# CONGRATULATIONS WILLOW!



## HappyHedgies (Feb 17, 2011)

At around 4pm this afternoon Willow gave birth (to what we can see at this moment) 6 baby hoglets!

We are so happy for her! This is her first litter and she seems to be doing really well. We walked and looked in her den and noticed blood and knew she had given birth 1 day after her scheduled due date. She was still giving birth when we had walked in and got to watch the rest of the delivery. Some parts got sorta gross :lol: 

We will in the next few days we will get an exact number on how many they're are and we will post some pictures soon!

Again Congratulations Willow  We love you!


----------



## MissC (Nov 15, 2010)

YAY Willow!!!

I am so excited for you and hedgiegramma! I guess it's a little soon to ask for pics, huh?


----------



## HappyHedgies (Feb 17, 2011)

I will try to get pictures when I can, I don't want to stress her out though. I will post some within the next couple days :mrgreen:


----------



## hercsmom (Jul 6, 2010)

Congrats Willow!


----------



## Sunflowerseeds (Mar 3, 2011)

Yay, congratulations Willow! Six babies sounds like a plentiful litter, and I'm sure pictures are going to be adorable!


----------



## HappyHedgies (Feb 17, 2011)

We now know Willow had 7 BABIES!! She was pretty huge 
I got some photos of her nursing them too! This is her first litter and she is doing amazing with all 7 of them!


----------



## HappyHedgies (Feb 17, 2011)

OOPS! Now I have the pictures! :roll:


----------



## cylaura (Jan 13, 2011)

SEVEN babies?!? Oh my goodness. That's gotta be close to some kind of record.  

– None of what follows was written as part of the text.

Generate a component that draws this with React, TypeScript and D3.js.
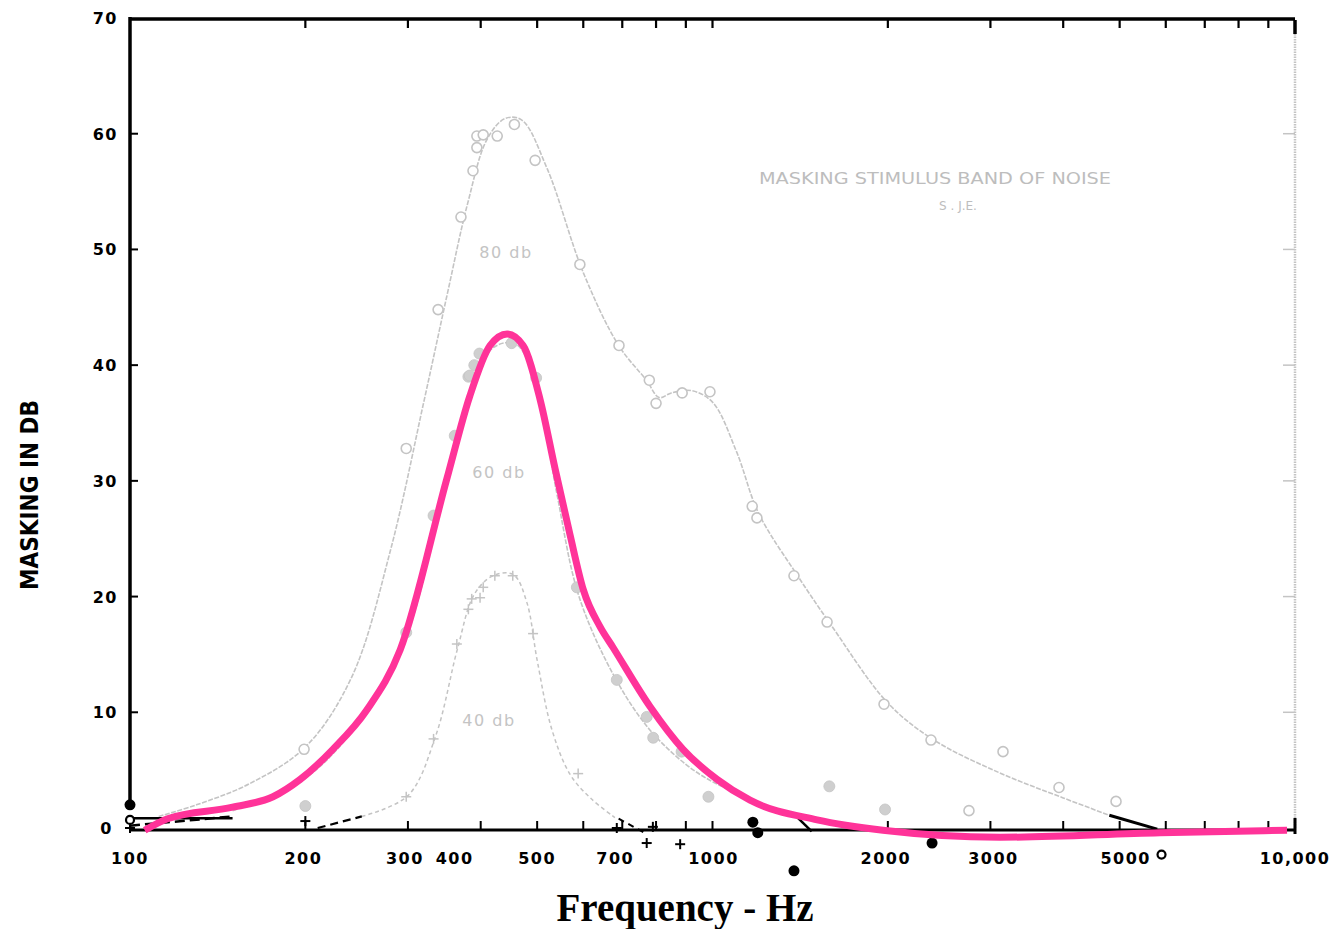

Willow seems like a great mom - can't wait to see more pictures!


----------



## HappyHedgies (Feb 17, 2011)

cylaura said:


> SEVEN babies?!? Oh my goodness. That's gotta be close to some kind of record.
> 
> Willow seems like a great mom - can't wait to see more pictures!


No kidding!! :lol: We thought she would be having at least 5, but never was expecting 7. I'll probably update the pictures more in a week


----------



## PJM (May 7, 2010)

They are precious!


----------



## RalphsMum (Oct 14, 2010)

oh my! that's awesome!
Congrats Willow!


----------